A Trump aide said the ad will start airing on Monday and Tuesday in Washington, DC, New York, Atlanta and on national cable.

The ad was also shown to the crowd at the Alabama dinner on Friday night.

Trump has continued to receive endorsements from Republican elected officials throughout the investigations and criminal cases, including yesteday from all six of the state’s Republican US House members.

‘They’re after you’

Senator Tommy Tuberville of Alabama, who is waging an unprecedented campaign to try to change Pentagon abortion policy by holding up hundreds of military nominations and promotions, introduced Trump at the dinner on Friday night.

“He’s had a tough week. We need to stand behind him,” Tuberville said.

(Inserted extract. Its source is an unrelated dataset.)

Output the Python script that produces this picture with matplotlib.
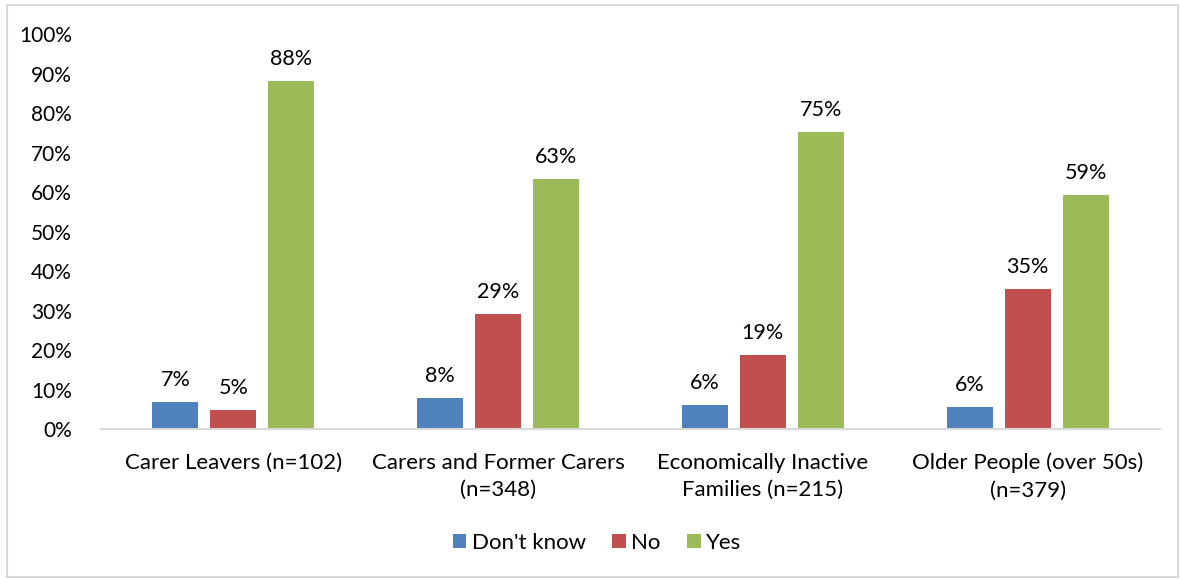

“He needs encouragement. They’re after him.”

Repeating Trump’s frequent refrain, he added: “They’re after you.”

Among the opening acts of the dinner were Catherine Engelbrecht and Gregg Phillips, who produced the film 2000 Mules, which made various debunked claims about mail ballots, drop boxes and ballot collection in the 2020 presidential election.

Trump praised the pair in his remarks and said: “Get ready. Get those votes ready. Just get them ready. Keep those tapes handy because you’re going to need them.”

The crowd of 2,700 began arriving several hours early for the dinner, a 250 dollar-per-ticket (£196) fundraiser for the Alabama Republican Party.

“They are excited,” Alabama Republican Party chairman John Wahl said.

“There is so much passion from Trump supporters and voters across the state.”

Mr Trump’s mounting legal troubles do not seem to be dampening his support in the Deep South state that is among more than a dozen that will hold primary contests on Super Tuesday.

The 5 March slate of elections is increasingly seen as one of the last chances for any other Republican presidential candidate to try to make inroads in Trump’s front-runner status.

Trump’s closest rival, Florida governor Ron DeSantis, has been making a play for Super Tuesday states.

In Alabama, though, one gauge of interest does not bode well for the governor: the state Republican Party sold about 1,000 fewer tickets for a similar dinner in March when DeSantis spoke.

Robin Rowan, the owner of a financial company, wore a button and sash with Trump’s image and “Not Guilty” emblazoned in sequins as she waited to hear him speak.

Rowan, who does not believe the criminal accusations against Trump, said the charges have galvanised support for Trump rather than making voters doubt him.

“We know the truth. They are trying to wear us down. They are not going to wear us down,” Ms Rowan said.

Rich Foster, a retired police officer wearing a black “Bikers for Trump” T-shirt, said he believes some crimes were committed on 6 January, such as the attacks on police officers defending the Capitol, but does not consider Trump responsible for the violence that happened.

“I don’t think Trump committed a crime that day,” Foster said.

He said he believed that Trump, as president, had a right to speak out about the election.

Trump has not been charged with inciting the attack, but prosecutors accused him of exploiting the violence and chaos at the Capitol to continue making false claims of election fraud and trying to halt the certification of the election results.

Foster said he and other Trump supporters viewed the charges as an attempt to keep Mr Trump from winning in 2024.

He said he would write in the former president’s name if he had to.

“If they get him off the ballot somehow,” he said, “I know how to write Donald J Trump on the ballot.”